* Exercise prompt *
Everything from the first line of the data through the line with "time = [round(T_START" is to be echoed exactly, minus the pictures.
- - -
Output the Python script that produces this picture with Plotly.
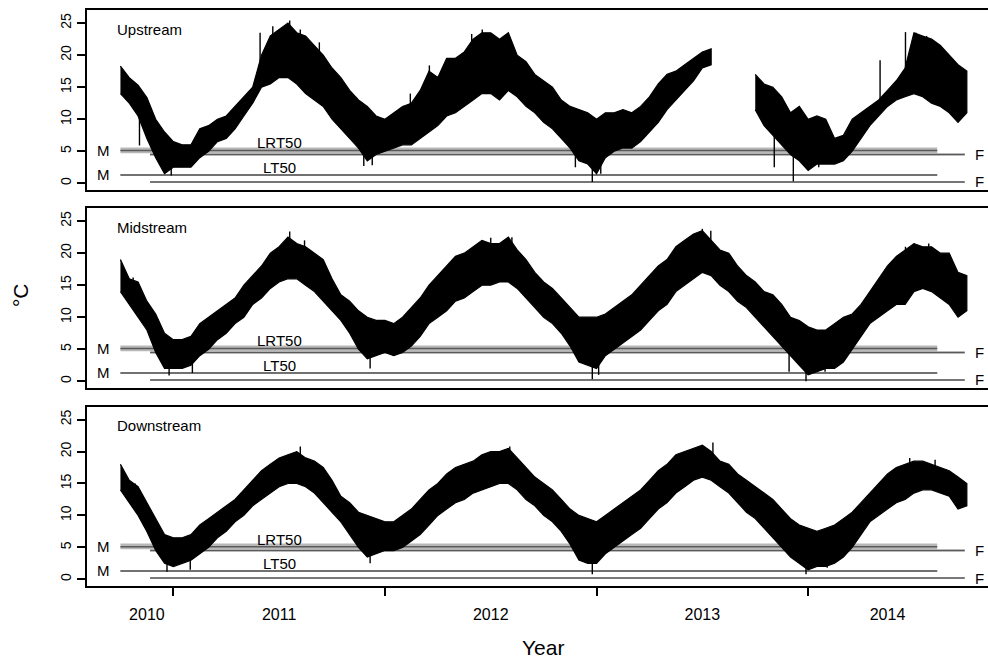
import plotly.graph_objects as go

# ---------------- data ----------------
# semimonthly samples, 1 Oct 2010 .. 1 Oct 2014 (decimal years)
T_START = 2010.75
N_SAMPLES = 97
time = [round(T_START + k / 24, 5) for k in range(N_SAMPLES)]

# envelopes (upper / lower) of the temperature trace, deg C
up_hi = [18.3, 16.5, 15.3, 13.4, 10, 8, 6.5, 6, 6, 8.5,
         9, 10, 10.5, 12, 13.5, 15, 20, 23, 24, 25,
         23.5, 23, 21.5, 20, 18, 16.5, 14.5, 13, 12, 10.5,
         10, 11, 12, 12.5, 14.5, 17.5, 16.5, 19.5, 19.5, 20.5,
         22.5, 23.5, 23.5, 22.5, 23.5, 20, 19, 17, 16, 15,
         13, 12, 11.5, 11, 10, 11, 11, 11.5, 11, 12,
         13.5, 15.5, 17, 17.5, 18.5, 19.5, 20.5, 21, None, None,
         None, None, 17, 15.5, 15, 13.5, 11, 12, 10, 10.5,
         10, 7, 7.5, 10, 11, 12, 13, 14.5, 16, 18,
         23.5, 23, 22.5, 21.5, 20, 18.5, 17.5]
up_lo = [14, 12.5, 10.5, 7, 4, 1.5, 2.5, 2.5, 2.5, 4,
         5, 6.5, 7, 8.5, 10.5, 12.5, 15, 15.5, 16.5, 16.5,
         15.5, 14, 13, 12, 10, 8.5, 7, 5.5, 3.5, 4.5,
         5, 5.5, 6, 6, 7, 8, 9, 10.5, 11, 12,
         13, 14, 14, 13, 14.5, 13.5, 12, 11, 9.5, 8.5,
         7, 5.5, 3.5, 3, 1.5, 4, 5, 5.5, 5.5, 6.5,
         8, 9.5, 11.5, 13, 14.5, 16, 18, 18.5, None, None,
         None, None, 11.5, 9, 7.5, 6, 4.5, 3.5, 2, 3,
         3, 3, 3.5, 5, 7, 9, 10.5, 12, 13, 13.5,
         14, 13.5, 12.5, 12, 11, 9.5, 11]

mid_hi = [19, 16, 15.5, 12.5, 10.5, 7.5, 6.5, 6.5, 7, 9,
          10, 11, 12, 13, 15, 16.5, 18, 20, 21, 22.5,
          21.5, 21, 20, 19, 16, 13.5, 12.5, 11, 10, 9.5,
          9.5, 9, 10, 11.5, 13, 15, 16.5, 18, 19.5, 20,
          21, 22, 21.5, 21.5, 22.5, 20.5, 19, 17, 15.5, 14.5,
          13, 11.5, 10, 10, 10, 10.5, 11.5, 12.5, 13.5, 15,
          16.5, 18, 19, 21, 22, 23, 23.5, 22, 20.5, 20,
          18, 16.5, 15.5, 14, 13.5, 12, 10, 9.5, 8.5, 8,
          8, 9, 10, 10.5, 12, 14, 16, 18, 19.5, 20.5,
          21.5, 21, 21, 20, 20, 17, 16.5]
mid_lo = [14, 12, 10, 8, 4.5, 2, 2, 2, 2.5, 4,
          5, 6.5, 7.5, 9, 10, 12, 13, 14.5, 15.5, 16,
          16, 15, 14, 12.5, 11, 9.5, 7.5, 5, 3.5, 4,
          4.5, 4, 4.5, 5.5, 7, 9, 10, 11, 12.5, 13,
          14, 15, 15, 15.5, 15.5, 14.5, 13, 11.5, 10, 9,
          7.5, 5.5, 3, 2.5, 2, 4, 5, 6, 7, 8,
          9.5, 11, 12, 14, 15, 16, 17, 16.5, 15, 14,
          12.5, 11.5, 10, 8.5, 7, 5.5, 4, 2.5, 1, 1.5,
          2, 2, 3, 5, 7, 9, 10, 11, 12, 12,
          14, 14.5, 14, 13, 12, 10, 11]

down_hi = [18, 15.5, 14.5, 12, 9.5, 7, 6.5, 6.5, 7, 8.5,
           9.5, 10.5, 11.5, 12.5, 14, 15.5, 17, 18, 19, 19.5,
           20, 19, 18.5, 17.5, 15.5, 13, 12, 10.5, 10, 9.5,
           9, 9, 10, 11, 12.5, 14, 15, 16.5, 17.5, 18,
           18.5, 19.5, 20, 20, 20.5, 19, 17.5, 16, 15, 14,
           12.5, 11, 10, 9.5, 9, 10, 11, 12, 13, 14,
           15.5, 17, 18, 19.5, 20, 20.5, 21, 20, 18.5, 18,
           16.5, 15.5, 14.5, 13.5, 12.5, 11, 9.5, 8.5, 8, 7.5,
           8, 8.5, 9.5, 10.5, 12, 13.5, 15, 16.5, 17.5, 18,
           18.5, 18.5, 18, 17.5, 17, 16, 15]
down_lo = [14, 12, 10, 7.5, 4.5, 2.5, 2, 2.5, 3, 4,
           5, 6.5, 7.5, 9, 10, 11.5, 12.5, 13.5, 14.5, 15,
           15, 14.5, 13.5, 12, 10.5, 9, 7, 5, 3.5, 4,
           4.5, 4.5, 5, 6, 7, 8.5, 10, 11, 12, 12.5,
           13.5, 14, 14.5, 15, 15, 14, 12.5, 11.5, 10, 9,
           7.5, 5.5, 3, 2.5, 2.5, 4, 5, 6, 7, 8,
           9.5, 11, 12, 13.5, 14.5, 15.5, 16, 15.5, 14.5, 13.5,
           12, 10.5, 9.5, 8, 6.5, 5, 3.5, 2.5, 1.5, 2,
           2, 2.5, 3.5, 5, 7, 9, 10, 11, 12, 12.5,
           13.5, 14, 14, 13.5, 13, 11, 11.5]

# individual daily extremes (spikes) seen beyond the envelopes: (decimal year, deg C)
up_spikes_t = [2010.84, 2010.99, 2011.41, 2011.47, 2011.55, 2011.60, 2011.69,
               2011.90, 2011.94, 2012.12, 2012.21, 2012.41, 2012.46, 2012.63,
               2012.90, 2012.98, 2013.02, 2013.84, 2013.93, 2013.99, 2014.05,
               2014.15, 2014.34, 2014.46, 2014.51, 2014.56]
up_spikes_v = [5.9, 1.2, 23.5, 24.5, 25.4, 24.0, 22.0,
               2.7, 2.8, 14.0, 18.4, 23.3, 24.0, 17.5,
               2.5, 0.2, 1.5, 2.5, 0.3, 2.5, 2.5,
               5.0, 19.2, 23.6, 23.5, 23.0]
mid_spikes_t = [2010.81, 2010.98, 2011.09, 2011.55, 2011.62, 2011.93, 2012.50,
                2012.60, 2012.98, 2013.01, 2013.50, 2013.54, 2013.91, 2013.99,
                2014.08, 2014.46, 2014.57]
mid_spikes_v = [16.2, 0.9, 1.3, 23.4, 22.0, 2.0, 22.4,
                22.5, 0.3, 1.0, 23.8, 23.5, 1.5, 0.0,
                1.5, 21.0, 21.5]
down_spikes_t = [2010.82, 2010.97, 2011.08, 2011.60, 2011.93, 2012.59,
                 2012.98, 2013.55, 2013.99, 2014.09, 2014.48, 2014.60]
down_spikes_v = [15.0, 1.2, 1.5, 20.8, 2.5, 20.8,
                 0.8, 21.4, 0.8, 1.8, 19.0, 18.7]

panel_names = ["Upstream", "Midstream", "Downstream"]

# thresholds: (label, sex, value, lower, upper, start, end)
thr_label = ["LRT50", "LRT50", "LT50", "LT50"]
thr_sex = ["M", "F", "M", "F"]
thr_val = [5.1, 4.5, 1.3, 0.2]
thr_lo = [4.7, 4.35, 1.15, 0.1]
thr_hi = [5.6, 4.65, 1.45, 0.3]
thr_start = [2010.75, 2010.89, 2010.75, 2010.89]
thr_end = [2014.61, 2014.74, 2014.61, 2014.74]

year_labels = ["2010", "2011", "2012", "2013", "2014"]
year_label_pos = [2010.875, 2011.5, 2012.5, 2013.5, 2014.375]
year_boundaries = [2011, 2012, 2013, 2014]
y_ticks = [0, 5, 10, 15, 20, 25]

# ---------------- figure ----------------
FONT = "Liberation Sans, Arial, Helvetica, sans-serif"
fig = go.Figure()

domains = [[0.6875, 1.0], [0.34375, 0.65625], [0.0, 0.3116]]
xnames = ["x2", "x3", "x"]
ynames = ["y2", "y3", "y"]
series = [(up_hi, up_lo), (mid_hi, mid_lo), (down_hi, down_lo)]
spikes = [(up_spikes_t, up_spikes_v), (mid_spikes_t, mid_spikes_v),
          (down_spikes_t, down_spikes_v)]

BAND = "#b8b8b8"
LINE = "#5a5a5a"


def segments(t, hi, lo):
    segs, cur = [], []
    for a, b, c in zip(t, hi, lo):
        if b is None or c is None:
            if cur:
                segs.append(cur)
            cur = []
        else:
            cur.append((a, b, c))
    if cur:
        segs.append(cur)
    return segs


def nearest_mid(t, hi, lo, tq):
    best = None
    for a, b, c in zip(t, hi, lo):
        if b is None:
            continue
        if best is None or abs(a - tq) < abs(best[0] - tq):
            best = (a, (b + c) / 2)
    return best[1]


for p in range(3):
    xa, ya = xnames[p], ynames[p]
    # threshold bands and lines
    for i in range(4):
        xs = [thr_start[i], thr_end[i], thr_end[i], thr_start[i], thr_start[i]]
        ys = [thr_lo[i], thr_lo[i], thr_hi[i], thr_hi[i], thr_lo[i]]
        fig.add_trace(go.Scatter(x=xs, y=ys, xaxis=xa, yaxis=ya, mode="lines",
                                 fill="toself", fillcolor=BAND,
                                 line=dict(width=0, color=BAND),
                                 showlegend=False, hoverinfo="skip"))
        fig.add_trace(go.Scatter(x=[thr_start[i], thr_end[i]], y=[thr_val[i], thr_val[i]],
                                 xaxis=xa, yaxis=ya, mode="lines",
                                 line=dict(width=1.5, color=LINE),
                                 showlegend=False, hoverinfo="skip"))
    # temperature trace envelope
    hi, lo = series[p]
    for seg in segments(time, hi, lo):
        ts = [s[0] for s in seg]
        hs = [s[1] for s in seg]
        ls = [s[2] for s in seg]
        fig.add_trace(go.Scatter(x=ts + ts[::-1], y=hs + ls[::-1], xaxis=xa, yaxis=ya,
                                 mode="lines", fill="toself", fillcolor="black",
                                 line=dict(width=1.2, color="black"),
                                 showlegend=False, hoverinfo="skip"))
    # spikes
    sx, sy = [], []
    for tq, v in zip(*spikes[p]):
        sx += [tq, tq, None]
        sy += [nearest_mid(time, hi, lo, tq), v, None]
    fig.add_trace(go.Scatter(x=sx, y=sy, xaxis=xa, yaxis=ya, mode="lines",
                             line=dict(width=1.4, color="black"),
                             showlegend=False, hoverinfo="skip"))

annotations = []
for p in range(3):
    xa, ya = xnames[p], ynames[p]
    annotations.append(dict(x=2010.726, y=24.0, xref=xa, yref=ya, text=panel_names[p],
                            showarrow=False, xanchor="left", yanchor="middle",
                            font=dict(size=15, family=FONT, color="black")))
    for i in range(4):
        if thr_sex[i] == "M":
            annotations.append(dict(x=thr_start[i], y=thr_val[i], xref=xa, yref=ya,
                                    text="M", showarrow=False, xanchor="right",
                                    yanchor="middle", xshift=-8,
                                    font=dict(size=15, family=FONT, color="black")))
            annotations.append(dict(x=2011.5, y=thr_val[i] + 1.2, xref=xa, yref=ya,
                                    text=thr_label[i], showarrow=False, xanchor="center",
                                    yanchor="middle",
                                    font=dict(size=15, family=FONT, color="black")))
        else:
            annotations.append(dict(x=thr_end[i], y=thr_val[i], xref=xa, yref=ya,
                                    text="F", showarrow=False, xanchor="left",
                                    yanchor="middle", xshift=8,
                                    font=dict(size=15, family=FONT, color="black")))

annotations.append(dict(x=-0.0744, y=0.505, xref="paper", yref="paper", text="°C",
                        textangle=-90, showarrow=False, xanchor="center", yanchor="middle",
                        font=dict(size=21, family=FONT, color="black")))
annotations.append(dict(x=0.506, y=-0.1076, xref="paper", yref="paper", text="Year",
                        showarrow=False, xanchor="center", yanchor="middle",
                        font=dict(size=21, family=FONT, color="black")))

XR = [2010.592, 2014.850]
YR = [-1.05, 27.05]

common_x = dict(range=XR, showgrid=False, zeroline=False, showline=True, mirror=True,
                linecolor="black", linewidth=2)
common_y = dict(range=YR, showgrid=False, zeroline=False, showline=True, mirror=False,
                linecolor="black", linewidth=2, tickmode="array", tickvals=y_ticks,
                ticks="outside", ticklen=8, tickwidth=1.5, tickcolor="black",
                tickangle=-90, tickfont=dict(size=14, family=FONT, color="black"))

fig.update_layout(
    width=988, height=661,
    margin=dict(l=87, r=0, t=10, b=75),
    plot_bgcolor="white", paper_bgcolor="white",
    showlegend=False,
    annotations=annotations,
    xaxis=dict(**common_x, anchor="y", domain=[0, 1], tickmode="array",
               tickvals=year_label_pos, ticktext=year_labels, ticks="",
               ticklabelstandoff=13,
               tickfont=dict(size=16, family=FONT, color="black"),
               minor=dict(tickmode="array", tickvals=year_boundaries, ticks="outside",
                          ticklen=8, tickwidth=1.5, tickcolor="black", showgrid=False)),
    xaxis2=dict(**common_x, anchor="y2", domain=[0, 1], showticklabels=False, ticks=""),
    xaxis3=dict(**common_x, anchor="y3", domain=[0, 1], showticklabels=False, ticks=""),
    yaxis=dict(**common_y, anchor="x", domain=domains[2]),
    yaxis2=dict(**common_y, anchor="x2", domain=domains[0]),
    yaxis3=dict(**common_y, anchor="x3", domain=domains[1]),
)

fig.write_html("out.html", config={"displayModeBar": False},
               post_script="document.body.style.margin='0';"
                           "document.body.style.overflow='hidden';")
- - -
* Output *
Output the Python script that produces this picture with Plotly.
import plotly.graph_objects as go

# ---------------- data ----------------
# semimonthly samples, 1 Oct 2010 .. 1 Oct 2014 (decimal years)
T_START = 2010.75
N_SAMPLES = 97
time = [round(T_START + k / 24, 5) for k in range(N_SAMPLES)]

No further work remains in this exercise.